EXERCISE DETAILS: Copy out the listing that follows exactly, dropping every picture.

DATA EXCERPT:
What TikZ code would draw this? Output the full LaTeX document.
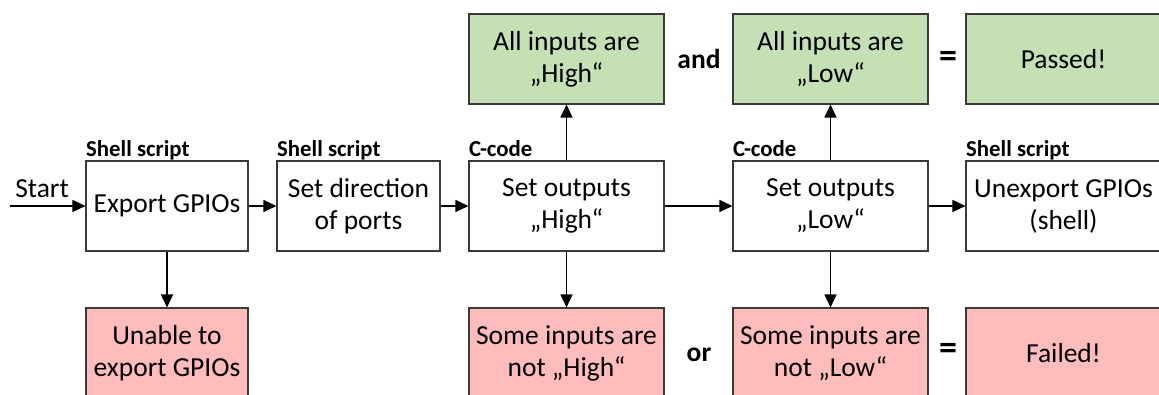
\documentclass[tikz,border=0pt]{standalone}
\usepackage{fontspec}
\setmainfont{Carlito}
\usetikzlibrary{arrows.meta}
\definecolor{okgreen}{HTML}{C5E0B4}
\definecolor{errred}{HTML}{FFBCBC}
\definecolor{boxline}{HTML}{3A3A3A}
\tikzset{
  box/.style={draw=boxline, line width=1.1pt, rectangle, inner sep=0pt, align=center,
    minimum height=90pt, font=\fontsize{27.5}{32}\selectfont},
  narrow/.style={box, minimum width=162pt},
  wide/.style={box, minimum width=195pt},
  passbox/.style={fill=okgreen},
  failbox/.style={fill=errred},
  tag/.style={anchor=base west, inner sep=0pt, font=\fontsize{22.8}{25}\selectfont\bfseries},
  op/.style={inner sep=0pt, font=\fontsize{27.5}{30}\selectfont\bfseries},
  eqsign/.style={inner sep=0pt, font=\fontsize{36}{38}\selectfont\bfseries},
  flow/.style={line width=1.6pt, -{Triangle[length=13pt,width=12pt]}}
}
\begin{document}
\begin{tikzpicture}[x=1pt,y=-1pt]
\useasboundingbox (0,0) rectangle (1159,394);
\clip (0,0) rectangle (1159,394);

% main sequence
\node[narrow] (export) at (167,206) {Export GPIOs};
\node[narrow, minimum width=163pt] (setdir) at (358.5,206) {Set direction\\of ports};
\node[wide] (sethigh) at (566.5,206) {Set outputs\\„High“};
\node[wide] (setlow) at (830.5,206) {Set outputs\\„Low“};
\node[wide] (unexport) at (1063.5,206) {Unexport GPIOs\\(shell)};

% results
\node[wide, passbox] (allhigh) at (566.5,59) {All inputs are\\„High“};
\node[wide, passbox] (alllow) at (830.5,59) {All inputs are\\„Low“};
\node[wide, passbox] (passed) at (1063.5,59) {Passed!};
\node[narrow, failbox] (unable) at (167,353) {Unable to\\export GPIOs};
\node[wide, failbox] (somehigh) at (566.5,353) {Some inputs are\\not „High“};
\node[wide, failbox] (somelow) at (830.5,353) {Some inputs are\\not „Low“};
\node[wide, failbox] (failed) at (1063.5,353) {Failed!};

% tool labels
\node[tag] (t1) at (86,156) {Shell script};
\node[tag] (t2) at (277,156) {Shell script};
\node[tag] (t3) at (469,156) {C-code};
\node[tag] (t4) at (733,156) {C-code};
\node[tag] (t5) at (966,156) {Shell script};

% operators
\node[op] (and) at (699,59) {and};
\node[eqsign] (eq1) at (948,59) {=};
\node[op] (or) at (699,355) {or};
\node[eqsign] (eq2) at (948,351) {=};

% entry
\coordinate (in) at (10,206);
\node[anchor=base, inner sep=0pt, font=\fontsize{27.5}{30}\selectfont] (start) at (42,197) {Start};

% connectors
\draw[flow] (in) -- (export);
\draw[flow] (export) -- (setdir);
\draw[flow] (setdir) -- (sethigh);
\draw[flow] (sethigh) -- (setlow);
\draw[flow] (setlow) -- (unexport);
\draw[flow] (export) -- (unable);
\draw[flow] (sethigh) -- (allhigh);
\draw[flow] (sethigh) -- (somehigh);
\draw[flow] (setlow) -- (alllow);
\draw[flow] (setlow) -- (somelow);
\end{tikzpicture}
\end{document}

CORRECT RESULT:
What TikZ code would draw this? Output the full LaTeX document.
\documentclass[tikz,border=0pt]{standalone}
\usepackage{fontspec}
\setmainfont{Carlito}
\usetikzlibrary{arrows.meta}
\definecolor{okgreen}{HTML}{C5E0B4}
\definecolor{errred}{HTML}{FFBCBC}
\definecolor{boxline}{HTML}{3A3A3A}
\tikzset{
  box/.style={draw=boxline, line width=1.1pt, rectangle, inner sep=0pt, align=center,
    minimum height=90pt, font=\fontsize{27.5}{32}\selectfont},
  narrow/.style={box, minimum width=162pt},
  wide/.style={box, minimum width=195pt},
  passbox/.style={fill=okgreen},
  failbox/.style={fill=errred},
  tag/.style={anchor=base west, inner sep=0pt, font=\fontsize{22.8}{25}\selectfont\bfseries},
  op/.style={inner sep=0pt, font=\fontsize{27.5}{30}\selectfont\bfseries},
  eqsign/.style={inner sep=0pt, font=\fontsize{36}{38}\selectfont\bfseries},
  flow/.style={line width=1.6pt, -{Triangle[length=13pt,width=12pt]}}
}
\begin{document}
\begin{tikzpicture}[x=1pt,y=-1pt]
\useasboundingbox (0,0) rectangle (1159,394);
\clip (0,0) rectangle (1159,394);

% main sequence
\node[narrow] (export) at (167,206) {Export GPIOs};
\node[narrow, minimum width=163pt] (setdir) at (358.5,206) {Set direction\\of ports};
\node[wide] (sethigh) at (566.5,206) {Set outputs\\„High“};
\node[wide] (setlow) at (830.5,206) {Set outputs\\„Low“};
\node[wide] (unexport) at (1063.5,206) {Unexport GPIOs\\(shell)};

% results
\node[wide, passbox] (allhigh) at (566.5,59) {All inputs are\\„High“};
\node[wide, passbox] (alllow) at (830.5,59) {All inputs are\\„Low“};
\node[wide, passbox] (passed) at (1063.5,59) {Passed!};
\node[narrow, failbox] (unable) at (167,353) {Unable to\\export GPIOs};
\node[wide, failbox] (somehigh) at (566.5,353) {Some inputs are\\not „High“};
\node[wide, failbox] (somelow) at (830.5,353) {Some inputs are\\not „Low“};
\node[wide, failbox] (failed) at (1063.5,353) {Failed!};

% tool labels
\node[tag] (t1) at (86,156) {Shell script};
\node[tag] (t2) at (277,156) {Shell script};
\node[tag] (t3) at (469,156) {C-code};
\node[tag] (t4) at (733,156) {C-code};
\node[tag] (t5) at (966,156) {Shell script};

% operators
\node[op] (and) at (699,59) {and};
\node[eqsign] (eq1) at (948,59) {=};
\node[op] (or) at (699,355) {or};
\node[eqsign] (eq2) at (948,351) {=};

% entry
\coordinate (in) at (10,206);
\node[anchor=base, inner sep=0pt, font=\fontsize{27.5}{30}\selectfont] (start) at (42,197) {Start};

% connectors
\draw[flow] (in) -- (export);
\draw[flow] (export) -- (setdir);
\draw[flow] (setdir) -- (sethigh);
\draw[flow] (sethigh) -- (setlow);
\draw[flow] (setlow) -- (unexport);
\draw[flow] (export) -- (unable);
\draw[flow] (sethigh) -- (allhigh);
\draw[flow] (sethigh) -- (somehigh);
\draw[flow] (setlow) -- (alllow);
\draw[flow] (setlow) -- (somelow);
\end{tikzpicture}
\end{document}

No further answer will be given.